The African continent is an immense area, densely wooded in many regions, with wide variations in climate. This diversity of habitat results in an extremely diverse population of tree species. Africa also happens to be home to some of the hardest types of wood in the world
Hardwood from West Africa is extremely common in the uk market. Companies are turning more and more towards using them for projects that require a relatively high quality product for a more competitive price than their European and American counterparts. Most species boast stability, durability, and workability, from the redish tones of sapele, utile, and african mahgonany, to the rich browns of iroko.

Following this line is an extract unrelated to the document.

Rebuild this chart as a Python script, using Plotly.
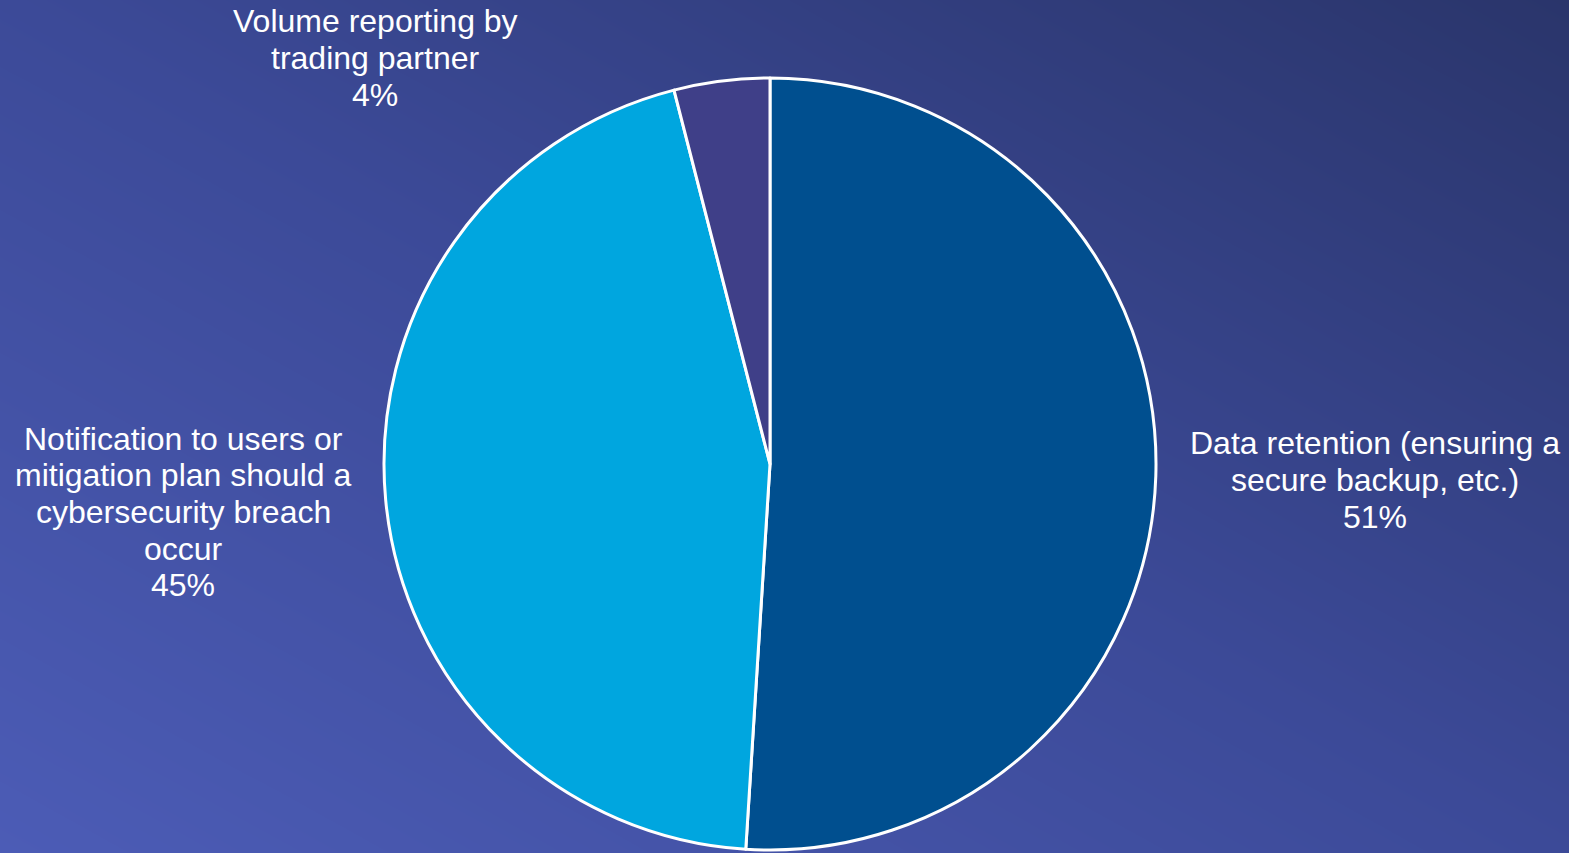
import numpy as np
import plotly.graph_objects as go

# Data
labels = ["Data retention (ensuring a<br>secure backup, etc.)",
          "Notification to users or<br>mitigation plan should a<br>cybersecurity breach<br>occur",
          "Volume reporting by<br>trading partner"]
values = [51, 45, 4]
colors = ["#004F8F", "#00A6DF", "#3F3F88"]

W, H = 1569, 853

# Label placement (pixel centre of each text block) - layout
label_pos = [(1375, 480), (183, 512), (375, 58)]
LINE_H = 36.6
FONT_SIZE = 32

# Background gradient (style)
nx, ny = 60, 40
gx = np.linspace(0, 1, nx)
gy = np.linspace(0, 1, ny)
GX, GY = np.meshgrid(gx, gy)
Z = (GX * W * 0.55 + GY * H * 1.0) / (W * 0.55 + H * 1.0)

fig = go.Figure()
fig.add_trace(go.Heatmap(
    x=gx, y=gy, z=Z, zsmooth="best", showscale=False, hoverinfo="skip",
    colorscale=[[0, "#4C5CB6"], [0.5, "#3C4A98"], [1, "#2A356B"]],
))

fig.add_trace(go.Pie(
    labels=labels, values=values, sort=False, direction="clockwise", rotation=0,
    marker=dict(colors=colors, line=dict(color="white", width=3)),
    textinfo="none", hoverinfo="label+percent",
    domain=dict(x=[(770 - 387) / W, (770 + 387) / W], y=[3 / H, 775 / H]),
    showlegend=False,
))

total = sum(values)
for lab, v, (cx, cy) in zip(labels, values, label_pos):
    lines = lab.split("<br>") + [f"{round(100 * v / total)}%"]
    n = len(lines)
    for i, line in enumerate(lines):
        y_px = cy + (i - (n - 1) / 2) * LINE_H
        fig.add_annotation(
            x=cx / W, y=1 - y_px / H, xref="paper", yref="paper", showarrow=False,
            text=line,
            font=dict(family="Liberation Sans, Arial, sans-serif", size=FONT_SIZE, color="white"),
            align="center", xanchor="center", yanchor="middle",
        )

fig.update_layout(
    width=W, height=H, margin=dict(l=0, r=0, t=0, b=0),
    paper_bgcolor="#3C4A98", plot_bgcolor="#3C4A98",
    xaxis=dict(visible=False, range=[0, 1], domain=[0, 1], fixedrange=True),
    yaxis=dict(visible=False, range=[0, 1], domain=[0, 1], fixedrange=True),
)

fig.write_html("out.html", config={"displayModeBar": False})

Africa boasts a wealth of species, too many to list, of which only the best are imported for use in the united kingdom.
In Africa there are many rules but only one meets the complete criteria and therefore is the one normally used.
This Grade is FAS IMPERIAL.
This particular grading rule originated in England and has been adopted by the ATIBT and is found in all OAB countries (Organisation Africaine des Bois).
The FAS IMPERIAL system operates within certain requirements as follows: timber must be sawn at a larger dimension that specified in the contract in order to allow shrinkage that will naturally occur as the timber dries. Each pack must be representative of the species and quality offered. The limits are measured at the lower end specification of the pack, thus ensuring all other boards are of a higher quality and therefore meet at least the criteria of the grade. The timber is graded on the worst face of the board. The percentages are always calculated in volume, i.e. m³.
The NHLA grading rules will cover this in detail
23 African forest industry players have committed to sustainable management certification. 23 companies market FSC® certified wood products in Europe. These are products from well-managed tropical forests respecting social and environmental principles. Of course, there is still progress to be made, but the habits have changed. The states pride themselves on the latest certifications and the ministers in charge of forestry affairs constantly bring up the latest successes.